There is a new marijuana initiative circulating in the state which would put on the ballot for voter's approval the California Cannabis Hemp & Health Initiative 2008. Right now I want to talk about the title and summary that is prepared by Attorney General Jerry Brown. This summary is what is read by those signing onto the initiative on the street:
INITIATIVE MEASURE TO BE SUBMITTED DIRECTLY TO THE VOTERS
INITIATIVE MEASURE TO BE SUBMITTED DIRECTLY TO THE VOTERS
MARIJUANA. REPEAL OF CRIMINAL AND CIVIL PENALTIES. RELEASE FROM JAIL. STATUTE.
Decriminalizes possession, cultivation, transportation, distribution, and use of marijuana or hemp. Provides persons convicted or serving time for non-violent offenses involving marijuana be immediately released from prison, jail, parole, or probation, and be eligible to have their convictions erased. Provides no permit, license, or tax be required for non-commercial cultivation, transportation, distribution, or consumption of marijuana. Allows doctors to prescribe or recommend marijuana to patients, regardless of age. Prohibits testing fro marijuana for employment or insurance purposes. Bars state from aiding enforcement of certain federal marijuana laws. Summary of estimate by Legislative Analyst and Director of Finance of fiscal impact on state and local government: Savings in the several tens of millions of dollars annually to state and local government, which would no longer incur the costs of incarcerating and supervising certain marijuana offenders. A potential increase of a few million dollars annually in the cost of the state's Drug Medi-Cal substance abuse treatment program. (Initiative 07-0064.)
I went through this before in 1994 with the hemp initiative then. This summary totally misrepresents the initiative. In 1994 we sued the AG to have the age limit put back in the summary. The words of the summary are limited when something is added, something must be deleted, etc. What is important to the AG went into the title and summary, not what is important to the people.
The people's title is CA CANNABIS HEMP & HEALTH INITIATIVE 2008. The AG's is MARIJUANA. REPEAL OF CRIMINAL AND CIVIL PENALTIES. RELEASE FROM JAIL. STATUTE.

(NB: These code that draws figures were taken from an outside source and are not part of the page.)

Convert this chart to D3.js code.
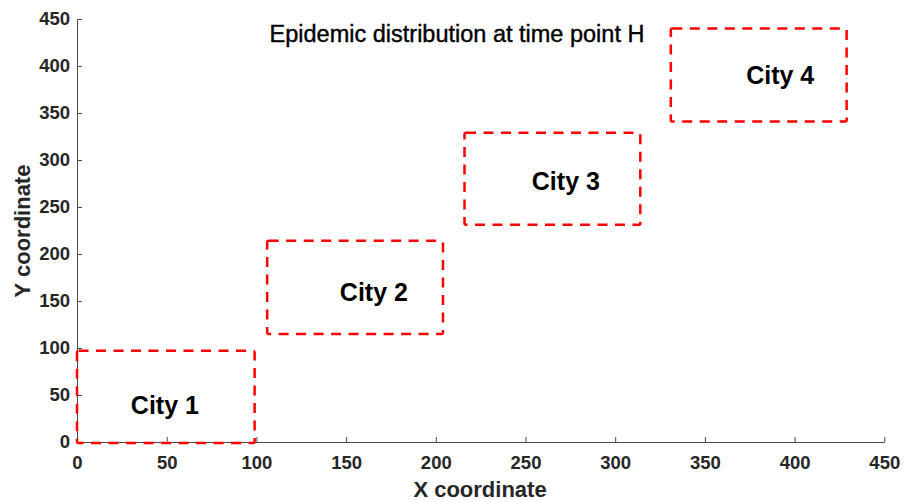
<!DOCTYPE html>
<html>
<head>
<meta charset="utf-8">
<script src="https://cdn.jsdelivr.net/npm/d3@7"></script>
<style>
  body { margin: 0; background: #fff; }
  text { font-family: Arial, "Liberation Sans", sans-serif; }
</style>
</head>
<body>
<div id="chart"></div>
<script>
// city regions (x0, x1, y0, y1) in map coordinates
const cities = ["City 1", "City 2", "City 3", "City 4"]
const xMin = [0, 106, 216, 331]
const xMax = [99, 204, 314, 429]
const yMin = [-1, 115, 231, 341]
const yMax = [97, 214, 329, 440]
const labelX = [49, 165.5, 272.5, 392]
const labelY = [39, 159, 277, 390]

const xTicks = [0, 50, 100, 150, 200, 250, 300, 350, 400, 450]
const yTicks = [0, 50, 100, 150, 200, 250, 300, 350, 400, 450]

const title = "Epidemic distribution at time point H"

const width = 904, height = 502
const margin = {left: 77, right: 20, top: 19, bottom: 60}

const svg = d3.select("#chart")
  .append("svg")
  .attr("width", width)
  .attr("height", height)

const x = d3.scaleLinear().domain([0, 450]).range([margin.left, 884.3])
const y = d3.scaleLinear().domain([0, 450]).range([442, margin.top])

const axisColor = "#4a4a4a"
const labelColor = "#262626"

// x axis, ticks pointing inward
const gx = svg.append("g")
  .attr("transform", `translate(0,${y(0)})`)
  .call(d3.axisBottom(x).tickValues(xTicks).tickSizeInner(-5).tickSizeOuter(0).tickPadding(14))
gx.select(".domain").attr("stroke", axisColor)
gx.selectAll(".tick line").attr("stroke", axisColor)
gx.selectAll(".tick text")
  .attr("fill", labelColor)
  .attr("font-size", "18.5px")
  .attr("font-weight", "bold")

// y axis
const gy = svg.append("g")
  .attr("transform", `translate(${x(0)},0)`)
  .call(d3.axisLeft(y).tickValues(yTicks).tickSizeInner(-5).tickSizeOuter(0).tickPadding(7))
gy.select(".domain").attr("stroke", axisColor)
gy.selectAll(".tick line").attr("stroke", axisColor)
gy.selectAll(".tick text")
  .attr("fill", labelColor)
  .attr("font-size", "18.5px")
  .attr("font-weight", "bold")

// region boxes
svg.append("g")
  .selectAll("rect")
  .data(cities)
  .enter()
  .append("rect")
  .attr("x", (d, i) => x(xMin[i]))
  .attr("y", (d, i) => y(yMax[i]))
  .attr("width", (d, i) => x(xMax[i]) - x(xMin[i]))
  .attr("height", (d, i) => y(yMin[i]) - y(yMax[i]))
  .attr("fill", "none")
  .attr("stroke", "#ff0000")
  .attr("stroke-width", 2.5)
  .attr("stroke-dasharray", "10,7.5")
  .attr("rx", 1.5)

// city names
svg.append("g")
  .selectAll("text")
  .data(cities)
  .enter()
  .append("text")
  .attr("x", (d, i) => x(labelX[i]))
  .attr("y", (d, i) => y(labelY[i]))
  .attr("dy", "0.35em")
  .attr("text-anchor", "middle")
  .attr("font-size", "25px")
  .attr("font-weight", "bold")
  .attr("fill", "#000")
  .text(d => d)

// title
svg.append("text")
  .attr("x", 457)
  .attr("y", 42)
  .attr("text-anchor", "middle")
  .attr("font-size", "23.5px")
  .attr("fill", "#000")
  .attr("stroke", "#000")
  .attr("stroke-width", 0.4)
  .text(title)

// axis titles
svg.append("text")
  .attr("x", 480)
  .attr("y", 497)
  .attr("text-anchor", "middle")
  .attr("font-size", "22px")
  .attr("font-weight", "bold")
  .attr("fill", labelColor)
  .text("X coordinate")

svg.append("text")
  .attr("transform", "translate(30,231) rotate(-90)")
  .attr("text-anchor", "middle")
  .attr("font-size", "22px")
  .attr("font-weight", "bold")
  .attr("fill", labelColor)
  .text("Y coordinate")
</script>
</body>
</html>
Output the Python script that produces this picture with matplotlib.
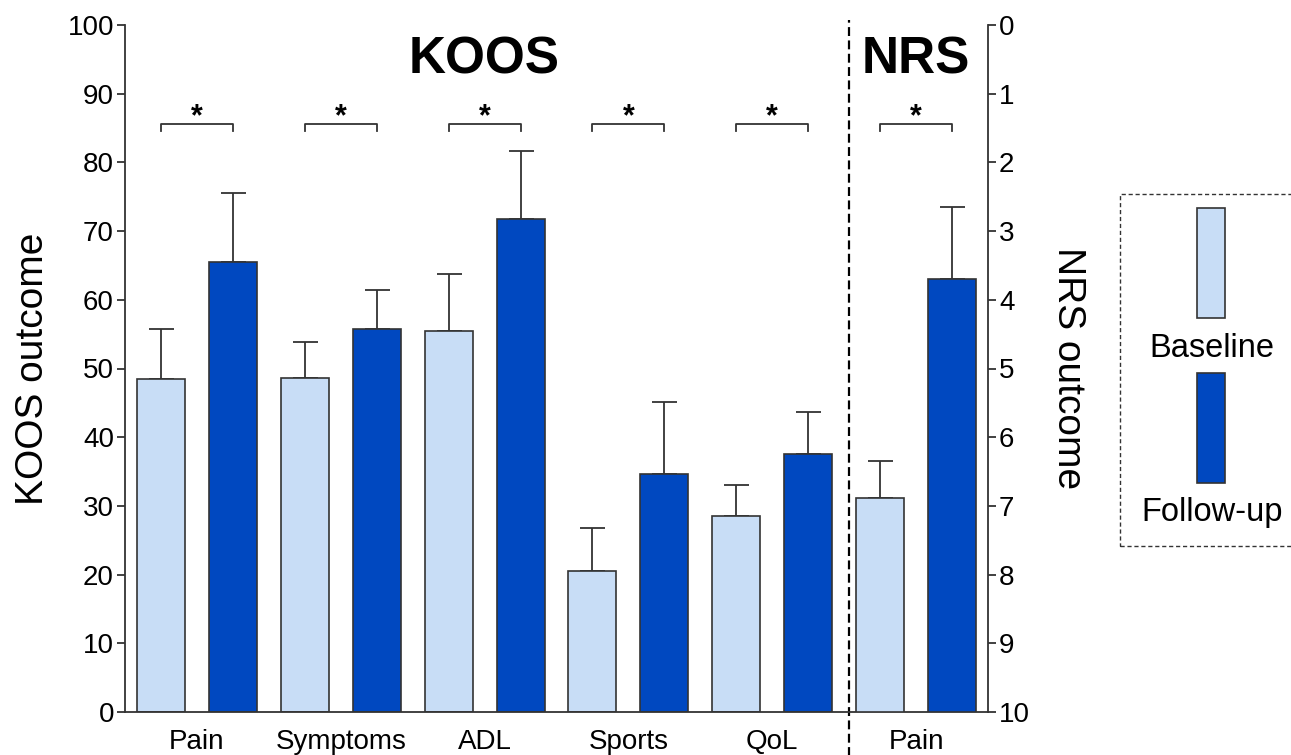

I recommend an immediate suit be filed against the AG for misrepresenting the chief purposes and points of the proposed initiative. In 1994, Chris Conrad and myself filed suit in Sacramento, to change the wording. The summary was changed, but it cost the signature drive two weeks to reprint the new summary and initiative. Still what was I learned in 1994 was that volunteers didn't collect enough signatures and paid collection pro's get the job done fast. Just off the top of my stoned head I would like to propose a more friendly title and summary:
CANNABIS HEMP AND MARIJUANA LEGALIZATION STATUTE OF 2008. Decriminalizes use of marijuana and hemp. Ends marijuana prohibition. Legal Cannabis hemp products for paper, medicine, fuel, food, textiles, recreation, and thousands more uses have a potential of tens of billions of dollars for the California economy. Legal hemp can help with Global Warming. Releases non-violent marijuana offenders from incarceration and erases convictions. Bars state from aiding enforcement of certain federal marijuana laws. Prohibits testing for marijuana for employment or insurance purposes. Allows reasonable state license and taxing standards. Summary of estimate by Legislative Analyst and Director of Finance of fiscal impact on state and local government: Savings in the several tens of millions of dollars annually to state and local governments in incarceration and supervision costs. Act is pursuant to the Ninth and Tenth Amendments to the U.S. Constitution. Use of Cannabis hemp products for religious or spiritual purposes is made an inalienable right. "All provisions of this Act shall be liberally construed for the accomplishment of these purposes: to respect human rights, to promote tolerance, and to end cannabis hemp prohibition."
I don't doubt that a better summary could be drawn. The CCHHI offers California a way to take the lead in hemp research in the U.S. There is a saying, "as California goes, so goes the nation." We need the U.S. to grow hemp for global warming. This shows the country and the world that we can end the prohibition and free the plant resource. This initiative does the job. No halfway measures here. Legal Cannabis hemp for California. Can North Dakota or Hawaii be far behind?